# EXERCISE INPUTS:
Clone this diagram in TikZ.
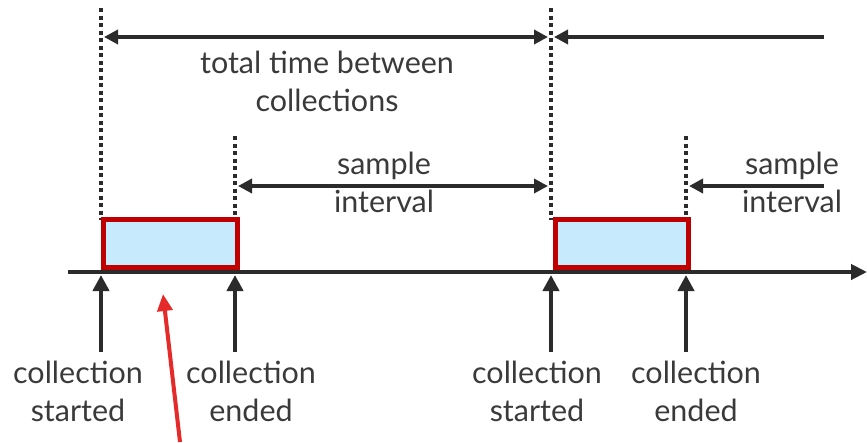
\documentclass[tikz,border=0pt]{standalone}
\usepackage{fontspec}
\setmainfont{Lato}
\usetikzlibrary{arrows.meta}
\definecolor{ink}{HTML}{2B2B2B}
\definecolor{txt}{HTML}{3A3A3A}
\definecolor{boxred}{HTML}{C00000}
\definecolor{boxfill}{HTML}{C7EBFD}
\definecolor{pointer}{HTML}{E52A2A}
\tikzset{
  guide/.style={ink, line width=4pt, dash pattern=on 4pt off 3.5pt},
  span/.style={ink, line width=4.2pt, {Triangle[length=14pt,width=14pt]}-{Triangle[length=14pt,width=14pt]}},
  halfspan/.style={ink, line width=4.2pt, -{Triangle[length=14pt,width=14pt]}},
  marker/.style={ink, line width=4.5pt, -{Triangle[length=16pt,width=16pt]}},
  window/.style={draw=boxred, line width=5pt, fill=boxfill},
  lbl/.style={text=txt, font=\fontsize{30.5}{38}\selectfont, align=center, inner sep=0pt}
}
\begin{document}
\begin{tikzpicture}[x=1pt,y=-1pt]
\useasboundingbox (0,0) rectangle (867,442);

% dotted guides
\draw[guide] (101,8) -- (101,220);
\draw[guide] (551,8) -- (551,220);
\draw[guide] (235,136) -- (235,220);
\draw[guide] (686,136) -- (686,220);

% collection windows
\node[window, minimum width=134pt, minimum height=48pt, inner sep=0pt, anchor=south west] (w1) at (101,270) {};
\node[window, minimum width=133pt, minimum height=48pt, inner sep=0pt, anchor=south west] (w2) at (553,270) {};

% timeline
\coordinate (t0) at (68,272); \coordinate (t1) at (867,272);
\draw[ink, line width=4.5pt, -{Triangle[length=16pt,width=15pt]}] (t0) -- (t1);

% spans
\coordinate (a1) at (104,37); \coordinate (a2) at (548,37);
\draw[span] (a1) -- (a2);
\coordinate (b1) at (824,37); \coordinate (b2) at (554,37);
\draw[halfspan] (b1) -- (b2);
\coordinate (c1) at (238,186); \coordinate (c2) at (548,186);
\draw[span] (c1) -- (c2);
\coordinate (d1) at (824,186); \coordinate (d2) at (689,186);
\draw[halfspan] (d1) -- (d2);

\node[lbl] (total) at (327,81) {total time between\\collections};
\node[lbl] (si1) at (384,182) {sample\\interval};
\node[lbl] (si2) at (792,182) {sample\\interval};

% markers from below
\foreach \n/\x in {m1/101, m2/235, m3/551, m4/686} {
  \coordinate (\n a) at (\x,352);
  \coordinate (\n b) at (\x,275);
  \draw[marker] (\n a) -- (\n b);
}

\node[lbl] (cs1) at (78,391) {collection\\started};
\node[lbl] (ce1) at (251,391) {collection\\ended};
\node[lbl] (cs2) at (537,391) {collection\\started};
\node[lbl] (ce2) at (696,391) {collection\\ended};

% pointer to the first window
\coordinate (p0) at (180,442); \coordinate (p1) at (163,294);
\draw[pointer, line width=4pt, -{Triangle[length=17pt,width=15pt]}] (p0) -- (p1);
\end{tikzpicture}
\end{document}
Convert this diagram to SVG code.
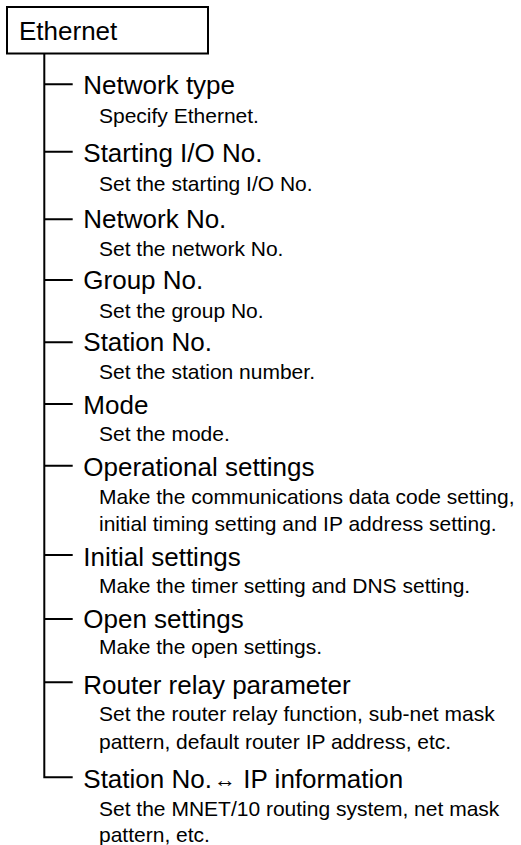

# YOUR TASK:
Write the records out again in full, exactly, and skip every picture.

# SOLUTION:
Clone this diagram in TikZ.
\documentclass[tikz,border=0pt]{standalone}
\usepackage{fontspec}
\setmainfont{Lato}
\usetikzlibrary{arrows.meta}
\definecolor{ink}{HTML}{2B2B2B}
\definecolor{txt}{HTML}{3A3A3A}
\definecolor{boxred}{HTML}{C00000}
\definecolor{boxfill}{HTML}{C7EBFD}
\definecolor{pointer}{HTML}{E52A2A}
\tikzset{
  guide/.style={ink, line width=4pt, dash pattern=on 4pt off 3.5pt},
  span/.style={ink, line width=4.2pt, {Triangle[length=14pt,width=14pt]}-{Triangle[length=14pt,width=14pt]}},
  halfspan/.style={ink, line width=4.2pt, -{Triangle[length=14pt,width=14pt]}},
  marker/.style={ink, line width=4.5pt, -{Triangle[length=16pt,width=16pt]}},
  window/.style={draw=boxred, line width=5pt, fill=boxfill},
  lbl/.style={text=txt, font=\fontsize{30.5}{38}\selectfont, align=center, inner sep=0pt}
}
\begin{document}
\begin{tikzpicture}[x=1pt,y=-1pt]
\useasboundingbox (0,0) rectangle (867,442);

% dotted guides
\draw[guide] (101,8) -- (101,220);
\draw[guide] (551,8) -- (551,220);
\draw[guide] (235,136) -- (235,220);
\draw[guide] (686,136) -- (686,220);

% collection windows
\node[window, minimum width=134pt, minimum height=48pt, inner sep=0pt, anchor=south west] (w1) at (101,270) {};
\node[window, minimum width=133pt, minimum height=48pt, inner sep=0pt, anchor=south west] (w2) at (553,270) {};

% timeline
\coordinate (t0) at (68,272); \coordinate (t1) at (867,272);
\draw[ink, line width=4.5pt, -{Triangle[length=16pt,width=15pt]}] (t0) -- (t1);

% spans
\coordinate (a1) at (104,37); \coordinate (a2) at (548,37);
\draw[span] (a1) -- (a2);
\coordinate (b1) at (824,37); \coordinate (b2) at (554,37);
\draw[halfspan] (b1) -- (b2);
\coordinate (c1) at (238,186); \coordinate (c2) at (548,186);
\draw[span] (c1) -- (c2);
\coordinate (d1) at (824,186); \coordinate (d2) at (689,186);
\draw[halfspan] (d1) -- (d2);

\node[lbl] (total) at (327,81) {total time between\\collections};
\node[lbl] (si1) at (384,182) {sample\\interval};
\node[lbl] (si2) at (792,182) {sample\\interval};

% markers from below
\foreach \n/\x in {m1/101, m2/235, m3/551, m4/686} {
  \coordinate (\n a) at (\x,352);
  \coordinate (\n b) at (\x,275);
  \draw[marker] (\n a) -- (\n b);
}

\node[lbl] (cs1) at (78,391) {collection\\started};
\node[lbl] (ce1) at (251,391) {collection\\ended};
\node[lbl] (cs2) at (537,391) {collection\\started};
\node[lbl] (ce2) at (696,391) {collection\\ended};

% pointer to the first window
\coordinate (p0) at (180,442); \coordinate (p1) at (163,294);
\draw[pointer, line width=4pt, -{Triangle[length=17pt,width=15pt]}] (p0) -- (p1);
\end{tikzpicture}
\end{document}
Convert this diagram to SVG code.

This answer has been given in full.